In my original post on Vasquez, I summarized the Supreme Court's holding that Code of Civil Procedure section 1021.5 does not "categorically" require a prelitigation demand as a prerequisite to an attorneys' fees award. Some other aspects of the opinion are worthy of further discussion. Vasquez v. State of California, ___ Cal.4th ___ (Nov. 20, 2008).
One important point to remember from Vasquez is the holding that, while a prelitigation demand is not absolutely required, whether the plaintiff made one is going to be relevant to the court's analysis of whether a fees award is proper under section 1021.5. See, e.g., slip op. at 6, 18. The opinion provides some examples of factors that might justify not making a prelitigation demand:
The statute’s relevant language provides the court may award attorney fees if, among other things, “the necessity and financial burden of private enforcement, or of enforcement by one public entity against another public entity, are such as to make the award appropriate ... .” (§ 1021.5, subd. (b), italics added.) This language does not expressly or by necessary implication require that the plaintiff have attempted to settle the dispute; it requires, instead, only that the court determine that private enforcement was sufficiently necessary to justify the award. To be sure, failed attempts to settle can help to demonstrate that litigation was necessary, but the absence of settlement attempts does not logically or necessarily demonstrate the contrary. Depending on the circumstances of the case, attempts to settle may have been futile, exigent circumstances may have required immediate resort to judicial process, or prior efforts to call the problem to the defendant’s attention — perhaps by other parties or in other proceedings — may have been rebuffed. The language of section 1021.5 is sufficiently flexible to permit courts to consider these and all other relevant circumstances in determining whether private enforcement was sufficiently necessary to justify awarding fees.

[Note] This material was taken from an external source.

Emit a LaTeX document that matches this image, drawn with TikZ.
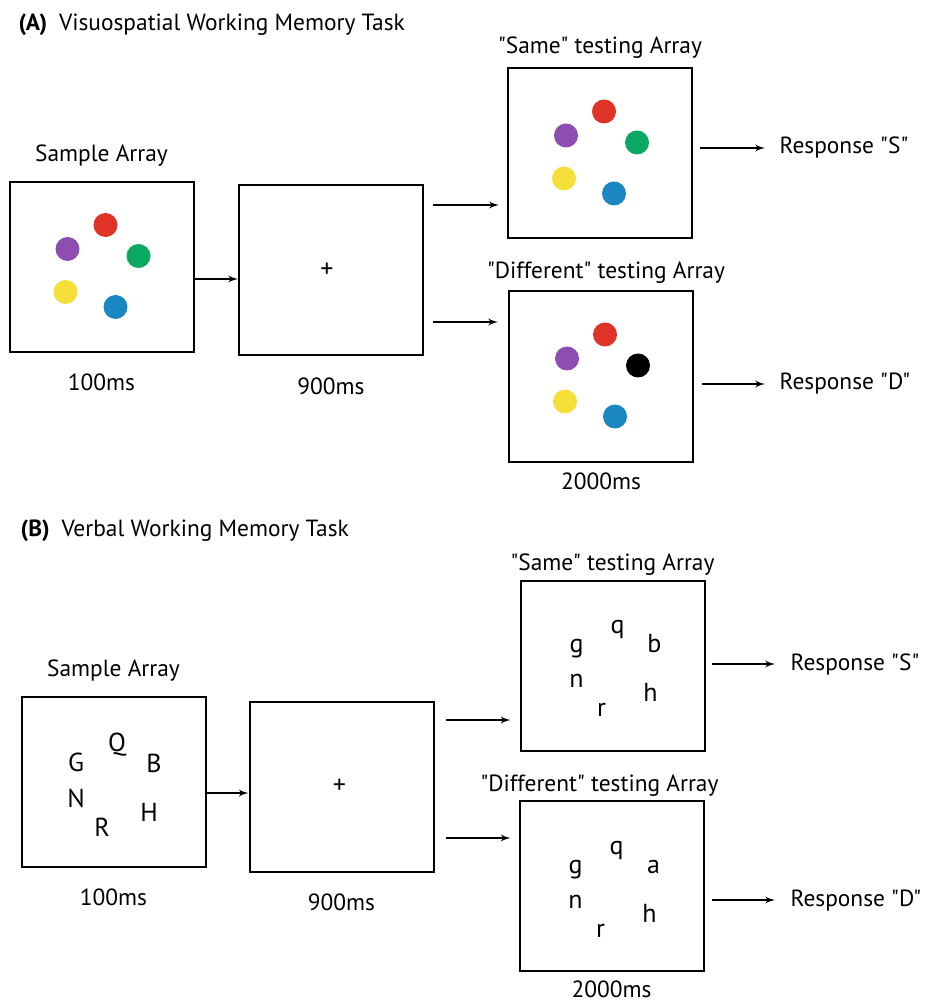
\documentclass[tikz,border=0pt]{standalone}
\usepackage{fontspec}
\setmainfont{PT Sans}[Ligatures=TeXOff]
\usepackage{tikz}
\usetikzlibrary{arrows,positioning}
\definecolor{dotred}{HTML}{DE3326}
\definecolor{dotpurple}{HTML}{8E4DB0}
\definecolor{dotgreen}{HTML}{0AA860}
\definecolor{dotyellow}{HTML}{F5DF3A}
\definecolor{dotblue}{HTML}{1A87C3}
\tikzstyle{screen}=[draw, line width=1pt, minimum width=92pt, minimum height=85pt, inner sep=0]
\tikzstyle{lbl}=[inner sep=0, text height=8.5pt, text depth=2.5pt]
\tikzstyle{dot}=[circle, inner sep=0, minimum size=12pt]
\tikzstyle{chr}=[inner sep=0, anchor=base, font=\fontsize{13}{15}\selectfont]

\begin{document}
\begin{tikzpicture}[x=0.5pt,y=-0.5pt,>=latex',line width=0.7pt,font=\fontsize{11.7}{14}\selectfont]
        \useasboundingbox (0,0) rectangle (932,1004);
        % (A) visuospatial task
        \node [anchor=base west, inner sep=0] (titleA) at (18,31) {\textbf{(A)}\enspace Visuospatial Working Memory Task};
        \node [screen] (sampleA) at (101.5,267) {};
        \node [screen] (fixA) at (331,270) {};
        \node [screen] (sameA) at (600,153.5) {};
        \node [screen] (diffA) at (601,376.5) {};
        \node [font=\fontsize{13}{15}\selectfont] (crossA) at ([xshift=-2pt]fixA.center) {+};
        \node [lbl, above=7pt of sampleA] (sampleAlbl) {Sample Array};
        \node [lbl, below=10pt of sampleA] (sampleAtime) {100ms};
        \node [lbl, below=10.5pt of fixA] (fixAtime) {900ms};
        \node [lbl, above=4pt of sameA] (sameAlbl) {"Same" testing Array};
        \node [lbl, above=3pt of diffA, xshift=2.5pt] (diffAlbl) {"Different" testing Array};
        \node [lbl, below=4.5pt of diffA] (diffAtime) {2000ms};
        \node [lbl, anchor=west] (respSA) at (779,148) {Response "S"};
        \node [lbl, anchor=west] (respDA) at (779,384) {Response "D"};
        \foreach \b/\g in {sampleA/dotgreen, sameA/dotgreen, diffA/black}
          \foreach \c/\dx/\dy [count=\i] in {dotred/4/-42, dotpurple/-34/-18, \g/37/-11, dotyellow/-36/25, dotblue/14/40}
            \node [dot, fill=\c] (\b-\i) at ([shift={(\dx,\dy)}]\b.center) {};
        \draw[->] (sampleA.east |- 0,279) -- (fixA.west |- 0,279);
        \draw[->, shorten <=4.5pt, shorten >=4pt] (fixA.east |- 0,205) -- (sameA.west |- 0,205);
        \draw[->, shorten <=4.5pt, shorten >=5pt] (fixA.east |- 0,322) -- (diffA.west |- 0,322);
        \draw[->, shorten <=3.5pt, shorten >=7pt] (sameA.east |- respSA.west) -- (respSA.west);
        \draw[->, shorten <=4pt, shorten >=7pt] (diffA.east |- respDA.west) -- (respDA.west);

        % (B) verbal task
        \node [anchor=base west, inner sep=0] (titleB) at (20,536) {\textbf{(B)}\enspace Verbal Working Memory Task};
        \node [screen] (sampleB) at (113.5,782) {};
        \node [screen] (fixB) at (341.5,786.5) {};
        \node [screen] (sameB) at (612.5,665.5) {};
        \node [screen] (diffB) at (611.5,886) {};
        \node [font=\fontsize{13}{15}\selectfont] (crossB) at ([xshift=-1pt]fixB.center) {+};
        \node [lbl, above=7pt of sampleB] (sampleBlbl) {Sample Array};
        \node [lbl, below=10pt of sampleB] (sampleBtime) {100ms};
        \node [lbl, below=10pt of fixB] (fixBtime) {900ms};
        \node [lbl, above=1.5pt of sameB] (sameBlbl) {"Same" testing Array};
        \node [lbl, above=1.5pt of diffB, xshift=-6pt] (diffBlbl) {"Different" testing Array};
        \node [lbl, below=4pt of diffB] (diffBtime) {2000ms};
        \node [lbl, anchor=west] (respSB) at (790,664) {Response "S"};
        \node [lbl, anchor=west] (respDB) at (790,900) {Response "D"};
        \foreach \t/\dx/\dy [count=\i] in {Q/3.5/-31, G/-37.5/-11, B/40.5/-10, N/-37.5/25, H/35.5/39, R/-11.5/54}
          \node [chr] (sampleB-\i) at ([shift={(\dx,\dy)}]sampleB.center) {\t};
        \foreach \b/\third in {sameB/b, diffB/a}
          \foreach \t/\dx/\dy [count=\i] in {q/5/-32, g/-36/-13, \third/42/-13, n/-36/22, h/38/36, r/-11/51}
            \node [chr] (\b-\i) at ([shift={(\dx,\dy)}]\b.center) {\t};
        \draw[->] (sampleB.east |- 0,793) -- (fixB.west |- 0,793);
        \draw[->, shorten <=5.5pt, shorten >=4.5pt] (fixB.east |- 0,720) -- (sameB.west |- 0,720);
        \draw[->, shorten <=5.5pt, shorten >=4pt] (fixB.east |- 0,838) -- (diffB.west |- 0,838);
        \draw[->, shorten <=3pt, shorten >=7.5pt] (sameB.east |- respSB.west) -- (respSB.west);
        \draw[->, shorten <=3.5pt, shorten >=7.5pt] (diffB.east |- respDB.west) -- (respDB.west);
    \end{tikzpicture}
\end{document}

Slip op. at 6-7 (footnote omitted). The opinion goes on:
As we have explained, settlement efforts (or their absence) are relevant in every case to show that “the necessity and financial burden of private enforcement . . . are such as to make the award appropriate . . . .” (§ 1021.5, italics added.) In assessing such information in a particular case to determine whether private enforcement was sufficiently necessary to justify an award of fees, the trial court exercises its equitable discretion in light of all the relevant circumstances. That a plaintiff for tactical reasons might choose not to propose, or not to accept, a reasonable settlement offer is thus, in every case, a circumstance that potentially weighs against an award of fees. In Graham, we simply identified a set of cases at one end of the equitable spectrum that appeared to justify a bright-line rule because, in those cases, no court-ordered change in the parties’ legal relationship exists to show that the public benefit supposedly meriting fees was caused by the plaintiff’s litigation rather than by the defendant’s voluntary action.
Id. at 18 (footnote omitted) (emphasis added).
Another important aspect of the opinion is its discussion of whether the case at bar was a "catalyst" case subject to the prelitigiation demand requirement of Graham. The Court said no:
While we did not in Graham, supra, 34 Cal.4th 553, expressly define “catalyst case,” a definition of the term is necessarily implicit both in Graham and in its companion case, Tipton-Whittingham, supra, 34 Cal.4th 604. In Graham, we described “the catalyst theory” as permitting attorneys fees to be awarded “even when litigation does not result in a judicial resolution if the defendant changes its behavior substantially because of, and in the manner sought by, the litigation.” (Graham, at p. 560, italics added.) Similarly, in Tipton-Whittingham we held that Graham’s “limitations on the catalyst theory” (Graham, at p. 575) set out the factual prerequisites that a plaintiff must establish “[i]n order to obtain attorney fees without ... a judicially recognized change in the legal relationship between the parties ... .” (Tipton-Whittingham, at p. 608, italics added.) Accordingly, and of necessity, a plaintiff who has not succeeded in obtaining “a judicial resolution” (Graham, at p. 560) or “a judicially recognized change in the legal relationship between the parties” (Tipton-Whittingham, at p. 608) must obtain attorney fees under the catalyst theory, or not at all.
This case is not a catalyst case because Vasquez successfully obtained a stipulated injunction that was entered as a judgment and thus brought about a judicially recognized change in the parties’ legal relationship. (See Tipton-Whittingham, supra, 34 Cal.4th 604, 608.) ....
Id. at 19-20 (footnote omitted).
It will be quite interesting to see how Vasquez plays out in future cases. What do you think?